EXERCISE » Beginning with the opening line of the entries, return every line through the one containing "const y = d3.scaleLinear().domain([0,140]).range([495,43.3]);", both included, and nothing else. Omit pictures.

Entries with chart source code »
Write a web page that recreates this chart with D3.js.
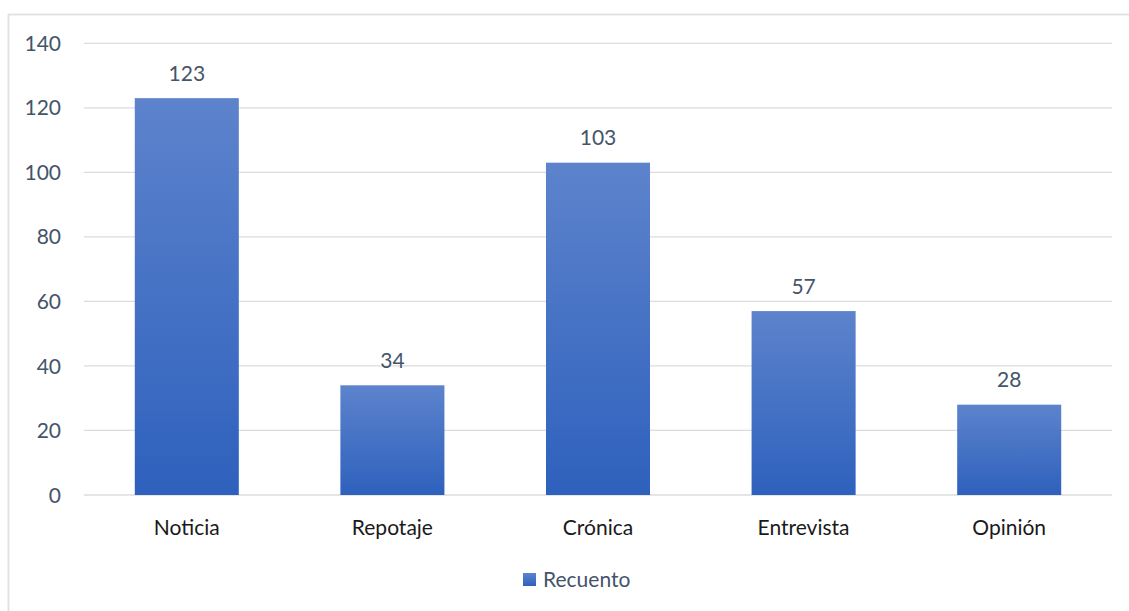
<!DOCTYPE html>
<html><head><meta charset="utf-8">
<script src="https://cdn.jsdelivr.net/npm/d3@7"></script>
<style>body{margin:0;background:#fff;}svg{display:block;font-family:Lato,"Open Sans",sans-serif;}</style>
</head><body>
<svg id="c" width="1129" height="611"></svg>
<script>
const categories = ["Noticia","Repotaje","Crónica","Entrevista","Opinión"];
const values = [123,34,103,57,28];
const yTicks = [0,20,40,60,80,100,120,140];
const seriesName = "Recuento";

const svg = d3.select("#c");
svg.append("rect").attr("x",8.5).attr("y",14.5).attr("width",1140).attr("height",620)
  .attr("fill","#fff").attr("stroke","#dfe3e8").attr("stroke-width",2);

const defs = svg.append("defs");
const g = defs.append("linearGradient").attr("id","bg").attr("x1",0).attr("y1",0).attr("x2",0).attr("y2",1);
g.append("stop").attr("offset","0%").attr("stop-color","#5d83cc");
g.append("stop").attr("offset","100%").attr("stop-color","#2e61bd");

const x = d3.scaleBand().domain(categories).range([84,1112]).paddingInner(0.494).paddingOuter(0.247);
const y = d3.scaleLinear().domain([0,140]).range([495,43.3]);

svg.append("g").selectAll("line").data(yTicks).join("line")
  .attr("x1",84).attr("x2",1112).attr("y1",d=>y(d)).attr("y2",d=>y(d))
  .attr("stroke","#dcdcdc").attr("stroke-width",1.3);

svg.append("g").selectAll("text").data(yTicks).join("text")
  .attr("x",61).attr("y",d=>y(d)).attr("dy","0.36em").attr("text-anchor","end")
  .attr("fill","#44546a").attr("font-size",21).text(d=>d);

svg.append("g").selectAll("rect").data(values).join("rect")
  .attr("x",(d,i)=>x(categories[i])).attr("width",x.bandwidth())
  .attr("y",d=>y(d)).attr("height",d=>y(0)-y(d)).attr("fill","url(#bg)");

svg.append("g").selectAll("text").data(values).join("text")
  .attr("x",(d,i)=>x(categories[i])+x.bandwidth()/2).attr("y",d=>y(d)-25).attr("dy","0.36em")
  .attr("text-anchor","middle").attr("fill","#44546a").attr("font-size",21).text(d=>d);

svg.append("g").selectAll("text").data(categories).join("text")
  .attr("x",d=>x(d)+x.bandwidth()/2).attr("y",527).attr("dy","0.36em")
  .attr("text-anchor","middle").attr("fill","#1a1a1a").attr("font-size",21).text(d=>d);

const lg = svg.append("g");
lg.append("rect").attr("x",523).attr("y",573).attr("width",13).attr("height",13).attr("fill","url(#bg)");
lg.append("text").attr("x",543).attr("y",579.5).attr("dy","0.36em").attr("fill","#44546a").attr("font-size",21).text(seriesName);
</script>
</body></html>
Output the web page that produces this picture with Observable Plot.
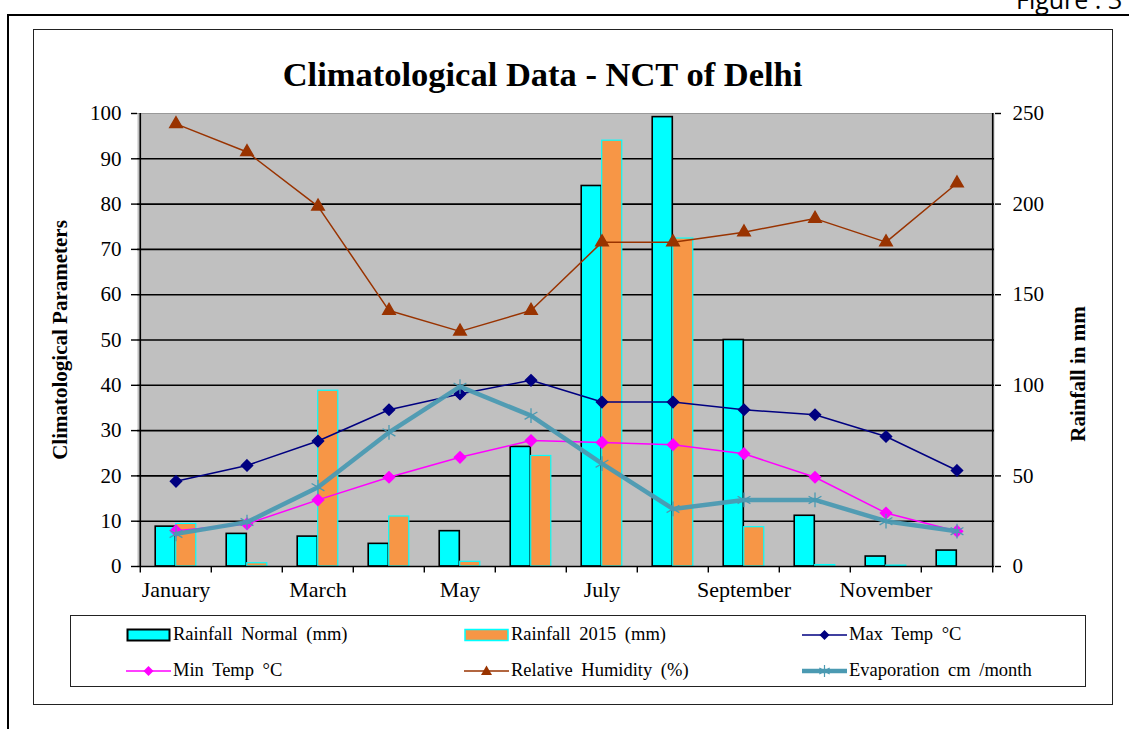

THE SOLUTION »
Write a web page that recreates this chart with D3.js.
<!DOCTYPE html>
<html><head><meta charset="utf-8">
<script src="https://cdn.jsdelivr.net/npm/d3@7"></script>
<style>body{margin:0;background:#fff;}svg{display:block;font-family:Lato,"Open Sans",sans-serif;}</style>
</head><body>
<svg id="c" width="1129" height="611"></svg>
<script>
const categories = ["Noticia","Repotaje","Crónica","Entrevista","Opinión"];
const values = [123,34,103,57,28];
const yTicks = [0,20,40,60,80,100,120,140];
const seriesName = "Recuento";

const svg = d3.select("#c");
svg.append("rect").attr("x",8.5).attr("y",14.5).attr("width",1140).attr("height",620)
  .attr("fill","#fff").attr("stroke","#dfe3e8").attr("stroke-width",2);

const defs = svg.append("defs");
const g = defs.append("linearGradient").attr("id","bg").attr("x1",0).attr("y1",0).attr("x2",0).attr("y2",1);
g.append("stop").attr("offset","0%").attr("stop-color","#5d83cc");
g.append("stop").attr("offset","100%").attr("stop-color","#2e61bd");

const x = d3.scaleBand().domain(categories).range([84,1112]).paddingInner(0.494).paddingOuter(0.247);
const y = d3.scaleLinear().domain([0,140]).range([495,43.3]);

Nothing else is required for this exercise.